Monday, Sep. 14, 1936

"Hold Your Milk!"

As he tugged at his cow's udders, the ordinary dairyman of the great dairy State of New York had plenty to bother him last week besides keeping Bossy's tail out of his eyes.

For one thing there was the babassu, bassoba, baguassu, aguassu, uauassu or guaguassu, a palm tree that grows in Brazil. From the outcries of the Dairy Union and National Co-operative Milk Producers Federation, the New York dairyman had learned to deplore the babassu, its hefty nuts, the childlike Brazilians who skilfully crack them with axes, the oil pressed from their kernels which is not only an ideal fuel for Diesel engines but also a cheap base for oleomargarine.

In 1934 when dairymen's lobbyists got a 3-c- a Ib. tax on coconut oil and other imported oils suitable for oleomargarine, they completely overlooked babassu. What was worse, the State Department in February 1935 concluded a trade agreement with Brazil promising to impose no tariffs on the babassu nut or its oil for three years starting Jan. 1, 1936.

In his paper the dairyman read that the Department of Commerce had just announced the discovery by a German of a new method of keeping milk for a long time without refrigeration. By sealing the containers with oxygen, a shipment of fresh milk from Rotterdam to Capetown and back was found after 60 days' travel to be "unchanged in taste, nourishing qualities or chemical consistency." Plain was the possibility of future importations of fresh milk from Europe or South America by this method.

Closer to home were graver distractions. Butter prices were skyhigh. New Yorkers at Buffalo, where butter was selling at 37-c- per Ib., were crossing to Fort Erie, Ont., buying the stuff for 24-c- per Ib. in spite of a vigilant campaign by U. S. customs agents against butter-legging. High butter prices did not indicate prosperity for Bossy's boss. On the contrary, drought has parched pastures of New York's great Mohawk Valley, sent feed prices up as much as 70%. Hard as it might be on city folks, it looked as if the dairyman would have to get more for his milk from the processors and distributors. And he needed it bad enough to risk the physical and financial hazards of a milk strike.

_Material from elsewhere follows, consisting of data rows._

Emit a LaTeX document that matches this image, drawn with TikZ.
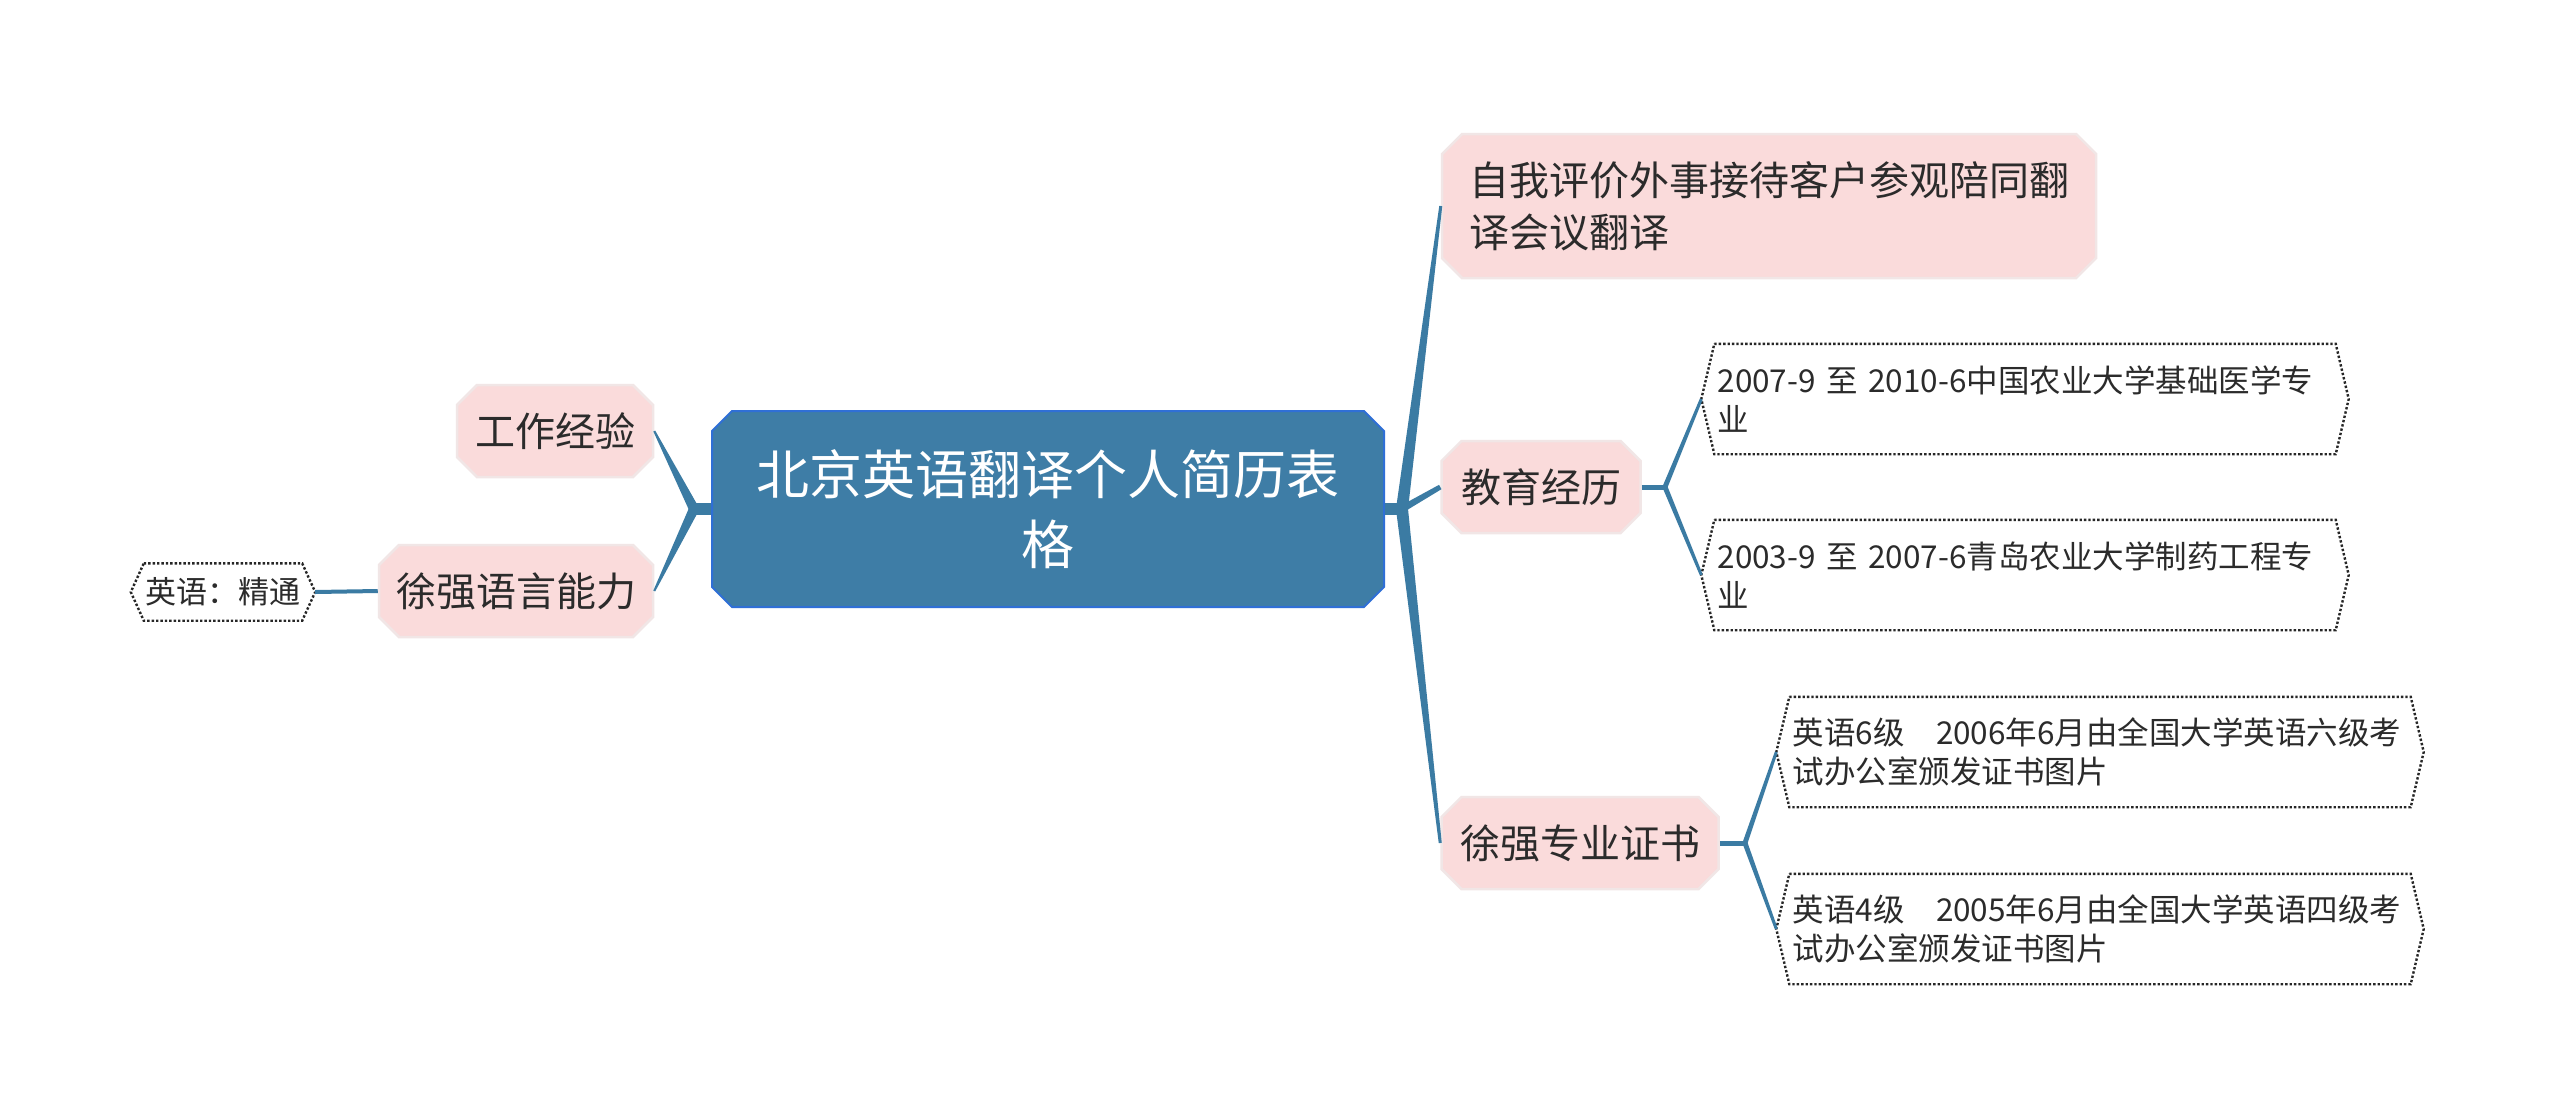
\documentclass[tikz,border=0pt]{standalone}
\usepackage{fontspec}
\setmainfont{Noto Sans CJK SC}
\usetikzlibrary{shapes.misc,calc}
\definecolor{rootfill}{HTML}{3E7DA6}
\definecolor{rootdraw}{HTML}{2F6FD6}
\definecolor{linec}{HTML}{3B7BA3}
\definecolor{pinkfill}{HTML}{FADBDB}
\definecolor{pinkdraw}{HTML}{F1E6E6}
\definecolor{txt}{HTML}{2B2B2B}
\newcommand\leafoutline[1]{%
  \coordinate (#1W) at ($(#1.west)+(-13,0)$);
  \coordinate (#1E) at ($(#1.east)+(13,0)$);
  \draw[leafline] (#1.north west) -- (#1.north east) -- (#1E) -- (#1.south east) -- (#1.south west) -- (#1W) -- cycle;}
% tapered connector: #1 start, #2 end, #3 start half-width, #4 end half-width
\newcommand\taper[4]{%
  \fill[linec] ($(#1)!#3!90:(#2)$) -- ($(#2)!#4!-90:(#1)$) -- ($(#2)!#4!90:(#1)$) -- ($(#1)!#3!-90:(#2)$) -- cycle;}
\begin{document}
\begin{tikzpicture}[x=1pt,y=-1pt,
 rootbox/.style={chamfered rectangle, chamfered rectangle xsep=10pt, chamfered rectangle ysep=10pt, fill=rootfill, draw=rootdraw, line width=2pt, minimum width=672pt, minimum height=196pt, inner sep=0pt, text=white, align=center, font=\fontsize{53}{70}\selectfont},
 pinkbox/.style={chamfered rectangle, chamfered rectangle xsep=10pt, chamfered rectangle ysep=10pt, fill=pinkfill, draw=pinkdraw, line width=2.5pt, minimum height=92pt, inner sep=0pt, text=txt, align=left, font=\fontsize{40}{52}\selectfont},
 leafbox/.style={rectangle, inner xsep=3pt, inner ysep=0pt, minimum height=110pt, text width=615pt, align=left, text=txt, font=\fontsize{31.5}{39}\selectfont},
 smallleaf/.style={rectangle, inner sep=0pt, minimum height=57pt, minimum width=158pt, align=center, text=txt, font=\fontsize{31}{39}\selectfont},
 leafline/.style={draw=black!85, line width=2.4pt, dash pattern=on 2.4pt off 2pt},
 conn/.style={draw=linec, line width=3pt},
]
\useasboundingbox (0,0) rectangle (2560,1119);
\fill[white] (0,0) rectangle (2560,1119);

% nodes
\node[rootbox] (root) at (1048,509) {北京英语翻译个人简历表\\格};
\node[pinkbox, minimum width=654pt, minimum height=144pt] (n1) at (1769,206) {自我评价外事接待客户参观陪同翻\\译会议翻译};
\node[pinkbox, minimum width=199pt] (n2) at (1541,487) {教育经历};
\node[pinkbox, minimum width=277pt] (n3) at (1580,843) {徐强专业证书};
\node[pinkbox, minimum width=196pt] (n4) at (555,431) {工作经验};
\node[pinkbox, minimum width=274pt] (n5) at (516,591) {徐强语言能力};

\node[leafbox] (la) at (2025,399) {2007-9 至 2010-6中国农业大学基础医学专\\业};
\node[leafbox] (lb) at (2025,575) {2003-9 至 2007-6青岛农业大学制药工程专\\业};
\node[leafbox] (lc) at (2100,752) {英语6级\quad 2006年6月由全国大学英语六级考\\试办公室颁发证书图片};
\node[leafbox] (ld) at (2100,929) {英语4级\quad 2005年6月由全国大学英语四级考\\试办公室颁发证书图片};
\node[smallleaf] (le) at (223,592) {英语：精通};

\leafoutline{la}
\leafoutline{lb}
\leafoutline{lc}
\leafoutline{ld}
\leafoutline{le}

% connectors
\coordinate (rR) at (1402,509);
\coordinate (rL) at (694,509);
\draw[conn, line width=12pt] (root.east) -- (rR);
\draw[conn, line width=12pt] (root.west) -- (rL);
\taper{rR}{n1.west}{6pt}{1.5pt}
\taper{rR}{n2.west}{3.5pt}{2.5pt}
\taper{rR}{n3.west}{6pt}{1.5pt}
\taper{rL}{n4.east}{5pt}{1pt}
\taper{rL}{n5.east}{5pt}{1pt}

\coordinate (n2R) at (1665,487);
\coordinate (n3R) at (1745,843);
\draw[conn, line width=5pt] (n2.east) -- (n2R);
\taper{n2R}{laW}{2.5pt}{1.5pt}
\taper{n2R}{lbW}{2.5pt}{1.5pt}
\draw[conn, line width=5pt] (n3.east) -- (n3R);
\taper{n3R}{lcW}{2.5pt}{1.5pt}
\taper{n3R}{ldW}{2.5pt}{1.5pt}
\draw[conn, line width=4pt] (n5.west) -- (leE);
\end{tikzpicture}
\end{document}
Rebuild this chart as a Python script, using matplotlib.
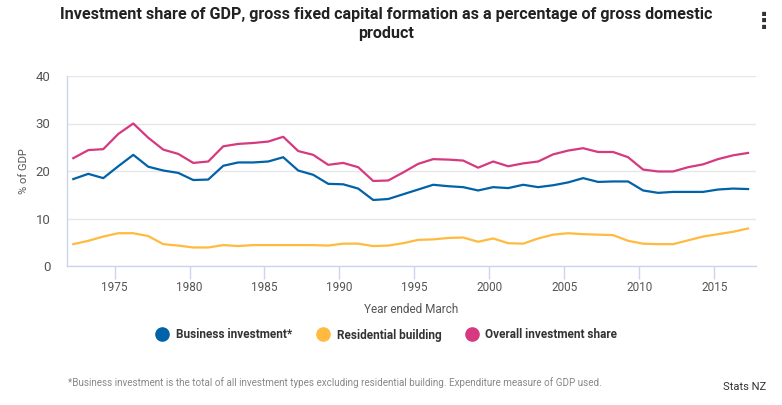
import matplotlib
matplotlib.use("Agg")
import matplotlib.pyplot as plt
from matplotlib.lines import Line2D

years = list(range(1972, 2018))
business = [18.3, 19.4, 18.5, 21.0, 23.4, 20.9, 20.1, 19.6, 18.1, 18.2,
            21.1, 21.8, 21.8, 22.0, 22.9, 20.1, 19.2, 17.3, 17.2, 16.3,
            13.9, 14.1, 15.1, 16.1, 17.1, 16.8, 16.6, 15.9, 16.6, 16.4,
            17.1, 16.6, 17.0, 17.6, 18.5, 17.7, 17.8, 17.8, 15.9, 15.4,
            15.6, 15.6, 15.6, 16.1, 16.3, 16.2]
residential = [4.6, 5.3, 6.2, 6.9, 6.9, 6.3, 4.6, 4.3, 3.9, 3.9,
               4.4, 4.2, 4.4, 4.4, 4.4, 4.4, 4.4, 4.3, 4.7, 4.7,
               4.2, 4.3, 4.8, 5.5, 5.6, 5.9, 6.0, 5.1, 5.8, 4.8,
               4.7, 5.8, 6.6, 6.9, 6.7, 6.6, 6.5, 5.3, 4.7, 4.6,
               4.6, 5.4, 6.2, 6.7, 7.2, 7.9]
overall = [22.7, 24.4, 24.6, 27.8, 30.0, 27.0, 24.5, 23.6, 21.7, 22.0,
           25.2, 25.7, 25.9, 26.2, 27.2, 24.2, 23.4, 21.3, 21.7, 20.8,
           17.9, 18.0, 19.7, 21.5, 22.5, 22.4, 22.2, 20.7, 22.0, 21.0,
           21.6, 22.0, 23.5, 24.3, 24.8, 24.0, 24.0, 22.9, 20.3, 19.9,
           19.9, 20.8, 21.4, 22.5, 23.3, 23.8]
series_names = ["Business investment*", "Residential building", "Overall investment share"]
colors = ["#0062a8", "#ffba3f", "#d6397f"]
x_ticks = [1975, 1980, 1985, 1990, 1995, 2000, 2005, 2010, 2015]
y_ticks = [0, 10, 20, 30, 40]

title = "Investment share of GDP, gross fixed capital formation as a percentage of gross domestic\nproduct"
footnote = "*Business investment is the total of all investment types excluding residential building. Expenditure measure of GDP used."
credit = "Stats NZ"

plt.rcParams['font.family'] = ['Roboto', 'DejaVu Sans']

W, H = 782, 405
fig = plt.figure(figsize=(W / 100, H / 100), dpi=100)
ax = fig.add_axes([67 / W, 1 - 266 / H, (756 - 67) / W, (266 - 76) / H])

xs = [y + 0.25 for y in years]
for vals, c in zip([business, residential, overall], colors):
    ax.plot(xs, vals, color=c, lw=1.6, solid_joinstyle='round', zorder=3)

ax.set_xlim(1971.83, 2017.78)
ax.set_ylim(0, 40)
ax.set_yticks(y_ticks)
ax.set_xticks(x_ticks)
ax.set_xticklabels([str(t) for t in x_ticks], fontsize=8.5, color="#555555")
ax.set_yticklabels([str(t) for t in y_ticks], fontsize=9.5, color="#555555")
ax.grid(axis='y', color="#e6e6e6", lw=1, zorder=0)
for s in ['top', 'right']:
    ax.spines[s].set_visible(False)
for s in ['left', 'bottom']:
    ax.spines[s].set_color("#ccd6eb")
    ax.spines[s].set_linewidth(1)
ax.tick_params(axis='x', length=9, width=1, color="#ccd6eb", pad=2, direction='out')
ax.tick_params(axis='y', length=0, pad=12)
ax.set_xlabel("Year ended March", fontsize=8.5, color="#555555", labelpad=6)
ax.set_ylabel("% of GDP", fontsize=8, color="#555555", labelpad=5)

fig.text(386 / W, 1 - 24 / H, title, ha='center', va='center', fontsize=11.6,
         fontweight='bold', color="#222222", linespacing=1.3)
fig.text(764 / W, 1 - 22 / H, "⋮", ha='center', va='center', fontsize=16,
         fontweight='bold', color="#333333", family=['DejaVu Sans'])

handles = [Line2D([], [], marker='o', ls='none', markersize=9.5, markerfacecolor=c,
                  markeredgecolor=c) for c in colors]
leg = fig.legend(handles, series_names, loc='center', bbox_to_anchor=(384 / W, 1 - 335 / H),
                 ncol=3, frameon=False, handletextpad=0.15, columnspacing=1.6,
                 prop={'weight': 'bold', 'size': 8.5})
for t in leg.get_texts():
    t.set_color("#333333")

fig.text(68 / W, 1 - 383 / H, footnote, ha='left', va='center', fontsize=7.1, color="#888888")
fig.text(766 / W, 1 - 387 / H, credit, ha='right', va='center', fontsize=8, color="#333333")

fig.savefig("out.png", dpi=100)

New York dairymen staged a milk strike in 1933. Following it, the State passed laws regulating wholesale and retail prices of milk, made it a criminal offense for a distributor to buy or a retailer to sell milk below prices set by the Agricultural Commissioner. Under these regulations wholesale milk prices varied according to the use the milk was put to. Drinking milk was in one class, brought $2.45 per cwt.* Milk to be made into ice cream, butter, cheese brought from $1.20 to $1.90. On the average, after deductions for freight and handling many a farmer netted only about $1.50 per cwt.

The dairymen made least happy by the State scale and the summer's drought were a pair of brothers named Stanley and Felix Piseck. Born in Peru, Ill. of Polish parents, they, still own a farm there, have lived for the past 16 years near Poland, N. Y. where they operate four farms. They led New York's milk strike of 1933 which failed to enlist solid support. This year their agitation for better milk prices has found much more sympathy. They claim 45,000 of the State's 1,000,000 dairy farmers as members of their New York Milk Producers Federation. They claim the support of 40,000 more.

Month ago, to still growing discontent in the cow counties, the State Commission of Agriculture upped the price of fluid milk to $2.70 per cwt., the price of milk for other uses to $2.05. The Pisecks retorted by demanding $3 for all milk regardless of the use to which it was put. Last week they were storming through the State, stumping like politicians for higher milk prices. Of Governor Lehman they demanded a special session of the Legislature to empower the Commission to establish a uniform price. The Governor apologetically declined.

Cried younger Brother Felix Piseck at Delhi: "I'm the last man in this crowd who wants a strike, but if we can't get rid of the classified plan any other way, we must keep our milk at home." There was hearty applause.

Cried older Brother Stanley Piseck: "Be men! We are going to have the masses with us to tear out this crime. Let me tell you brave men of the hills this: Don't be crybabies. Hold your milk!"

Three days later New York City's big milk distributors, including Borden's and Sheffield Farms, boosted the retail price of Grade B milk from 13-c- per qt. to 14-c- per qt., voluntarily raised the price paid farmers for fluid milk to $2.87 per cwt.

A meeting of milk producers in Syracuse retorted by wiring the Governor: "What do you advise to avert a milk holiday? Immediate reply desired." Caught in an election year between his milk-producing and his milk-consuming constituents, all that Herbert Lehman could think of was to order his Commissioner of Agriculture to call a conference.

*A hundred pounds of milk is approximately 47 quarts.